About Me

Sitting in a room filled with activists, community leaders and food justice advocates, I listened intently as Will Allen, an urban farmer working to provide healthy food to urban populations, spoke about the growth of his urban farm in Milwaukee and his plans to use his model to replace our current food system. As he went through his presentation, he came to a slide entitled corporate sponsors.  Making no attempt to hide his relationship with various corporations, in big bold letters in front of me, was Wal-Mart. How could Will Allen justify his involvement with Wal-Mart? How could a grassroots, social justice organization attempting to solve the issues plaguing our nation’s food system, partner with one of the leading corporations contributing to food and social injustice? When asked during the question and answer segment of the lecture how he could justify working with a corporation that is infamous for its exploitative labor practices and sexual discrimination, Allen simply answered we need to be non-judgmental.

In my early twenties, I still find myself imposing strong expectations on others and in my idealistic ways some issues for me are still very cut and dry. Will Allen is on the neoliberal bandwagon partnering with an organization that exploits the same people he is working so hard to empower. But how I found myself at this lecture, concerned with issues of food and social justice, although impossible to attribute to one significant event or occurrence in my life, is rooted in my journey to Brooklyn and my continuous questioning of right from wrong.

I was raised in a predominantly white middle class neighborhood in New Jersey where I lived with my mother, father and three older siblings. My parents raised me on traditional Jewish values where strong morals of right and wrong were always present. I attended public school through sixth grade when my parents decided we were going to move to Long Island where I would attend a Jewish school. Living on Long Island for the completion of middle school and high school, I struggled with ideas of religion and morality. I rejected religion but always felt a very strong inclination towards justice and standing up for I felt was wrong. Needless to say I presented a challenge to my school. While my siblings had moved out of the house by the time my family moved to Long Island, the influence my brother had on me remained with me for years to come.

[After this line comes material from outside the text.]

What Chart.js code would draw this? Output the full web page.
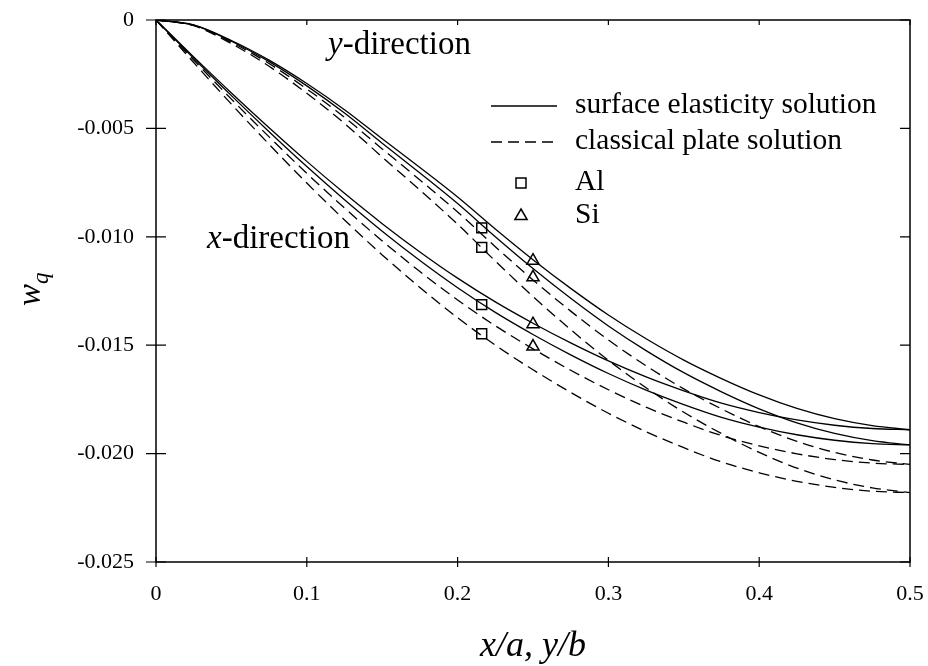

Following in by brother’s footsteps I spent the year after high school abroad in Israel where I traveled, volunteered and studied. While I always enjoyed learning and took pride in doing well, I stubbornly refused to get caught up in the obsession over SAT scores and getting into a prestigious college. Finding little value in a higher education I left for the year with the intention of having fun and secretly hoping that all my life questions would be answered. Without finding the answers to all my questions, I did find that once interested and engaged I was able to succeed in school.

Through various influences in my life including my brother, sleep away camp and my year abroad, the strong connection I felt towards nature and my quest for justice was strengthened. But as my brother found his way towards Vermont where he became an organic farmer, I found myself living in Brooklyn, the “concrete jungle” with my parents. I had never been on a public bus and knew little about navigating the city. Having to adjust to a new lifestyle, especially after spending a year abroad, I truly felt like a “stranger in a strange land.” In my mind, after falling in love with camping, Vermont air and the leisure attitude of Israelis, Brooklyn was my enemy. However, within my first year of Brooklyn College, I stopped feeling sorry for myself, I stopped blaming my parents and I got involved. I fell in love with the independence Brooklyn allowed me, I fell in love with school and I allowed myself to feel at home in both the concrete of Brooklyn and in the fields of Vermont. Most importantly, I found activists and movements working on issues I felt passionately about right here in Brooklyn. My search for justice and questions of equality are now being explored through issues of food justice, environmental racism and urban sustainability.

And there I was. Sitting in a room filled with activists, community leaders and food justice advocates, the contradictions of the movement were clearer than ever-Will Allen needed the same people to help him that he was fighting against. Without having the courage to ask him, I wondered how he would feel about the proposal for a new Wal-Mart in East New York.  Looking to explore Wal-Mart and the impact it has on the neighborhoods it moves into, I want to know why East New York? What will happen to the various farms and urban gardens that have become a staple of the city? Do the residents support this proposal; does it even matter?